# Inequalities – Inequality with absolute value – Exercise 1862

Exercise

Solve the inequality:

$$|2x-1|>|x-1|$$

$$x<0 \text{ or } x>\frac{2}{3}$$

Solution

$$|2x-1|>|x-1|$$

We check when the phrases in the absolute values equal zero:

$$2x-1=0 \rightarrow x=\frac{1}{2}$$

$$x-1=0 \rightarrow x=1$$

We divide the x-axis into foreign sections by the points we found.

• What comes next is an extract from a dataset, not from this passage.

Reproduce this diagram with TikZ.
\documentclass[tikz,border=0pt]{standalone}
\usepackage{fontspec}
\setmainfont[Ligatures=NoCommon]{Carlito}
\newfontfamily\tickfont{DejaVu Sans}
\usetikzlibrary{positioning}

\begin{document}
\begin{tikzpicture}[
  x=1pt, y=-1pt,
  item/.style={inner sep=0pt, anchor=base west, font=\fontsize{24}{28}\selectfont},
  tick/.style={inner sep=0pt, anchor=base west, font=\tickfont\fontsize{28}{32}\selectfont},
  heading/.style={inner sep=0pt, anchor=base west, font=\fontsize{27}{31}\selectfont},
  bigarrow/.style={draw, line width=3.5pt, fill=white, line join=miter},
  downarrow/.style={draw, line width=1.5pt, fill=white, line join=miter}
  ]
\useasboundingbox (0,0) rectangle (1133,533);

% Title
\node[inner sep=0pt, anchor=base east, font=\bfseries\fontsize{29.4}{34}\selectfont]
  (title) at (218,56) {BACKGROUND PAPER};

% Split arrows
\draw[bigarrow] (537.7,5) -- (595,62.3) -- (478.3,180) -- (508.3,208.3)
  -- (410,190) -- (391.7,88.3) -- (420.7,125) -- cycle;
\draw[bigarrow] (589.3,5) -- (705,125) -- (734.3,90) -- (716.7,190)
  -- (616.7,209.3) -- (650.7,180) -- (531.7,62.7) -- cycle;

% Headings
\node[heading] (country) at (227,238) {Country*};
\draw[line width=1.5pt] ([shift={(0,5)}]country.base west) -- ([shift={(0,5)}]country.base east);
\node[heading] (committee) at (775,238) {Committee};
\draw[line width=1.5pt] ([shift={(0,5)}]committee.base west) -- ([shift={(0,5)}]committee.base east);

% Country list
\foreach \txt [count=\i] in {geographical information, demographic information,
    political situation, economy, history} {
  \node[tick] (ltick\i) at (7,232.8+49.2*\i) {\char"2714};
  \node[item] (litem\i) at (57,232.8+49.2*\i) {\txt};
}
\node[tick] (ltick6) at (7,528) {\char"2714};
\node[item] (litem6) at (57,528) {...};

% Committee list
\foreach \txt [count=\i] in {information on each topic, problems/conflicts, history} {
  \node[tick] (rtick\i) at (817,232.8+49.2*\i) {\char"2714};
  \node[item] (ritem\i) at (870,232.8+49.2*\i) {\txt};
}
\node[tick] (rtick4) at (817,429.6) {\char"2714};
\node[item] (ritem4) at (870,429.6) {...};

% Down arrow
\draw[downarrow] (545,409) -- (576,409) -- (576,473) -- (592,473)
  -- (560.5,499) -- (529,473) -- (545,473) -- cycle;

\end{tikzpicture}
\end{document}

We get three sections:

$$x\leq \frac{1}{2}, \frac{1}{2}< x\leq 1, x>1$$

In each section, we take the following steps:

1. Choose any number in the section.
2. Get rid of the absolute values ​​by the sign according to the number we chose, and solve the inequality.
3. Intersect result with the original section.

$$x\leq \frac{1}{2}$$

We choose the number x = -4. We set the number in our inequality and remove the absolute values by definition – If the result is positive, we simply remove the absolute value, and if the result is negative, we remove the absolute value and multiply by minus one. Hence, we get

$$-(2x-1)>-(x-1)$$

We solve the inequality:

$$-2x+1>-x+1$$

$$1-1>2x-x$$

$$0>x$$

Now, intersect this result with the original section. Meaning,

$$x<0$$

And

$$x\leq \frac{1}{2}$$

Together we get

$$x<0$$

Moving on to the second section:

$$\frac{1}{2}< x\leq 1$$

We choose the number

$$x=\frac{3}{4}$$

We set the number in our inequality and remove the absolute values by definition – If the result is positive, we simply remove the absolute value, and if the result is negative, we remove the absolute value and multiply by minus one. Hence, we get

$$2x-1>-(x-1)$$

Solve the inequality:

$$2x-1>-x+1$$

$$3x>2$$

$$x>\frac{2}{3}$$

Now, intersect this result with the original section, meaning

$$x>\frac{2}{3}$$

and

$$\frac{1}{2}< x\leq 1$$

together, we get

$$\frac{2}{3}< x\leq 1$$

Lastly, the third section:

$$x>1$$

We choose the number x = 4. We set the number in our inequality and remove the absolute values by definition – If the result is positive, we simply remove the absolute value, and if the result is negative, we remove the absolute value and multiply by minus one. Hence, we get

$$2x-1>x-1$$

Solve the inequality:

$$2x-x>1-1$$

$$x>0$$

Now, intersect this result with the original section, meaning

$$x>0$$

And

$$x>1$$

Together we get

$$x>1$$

The final step is to take all the solutions we received and union them, meaning

$$x<0$$

Or

$$\frac{2}{3}< x\leq 1$$

Or

$$x>1$$

$$x<0 \text{ or } x>\frac{2}{3}$$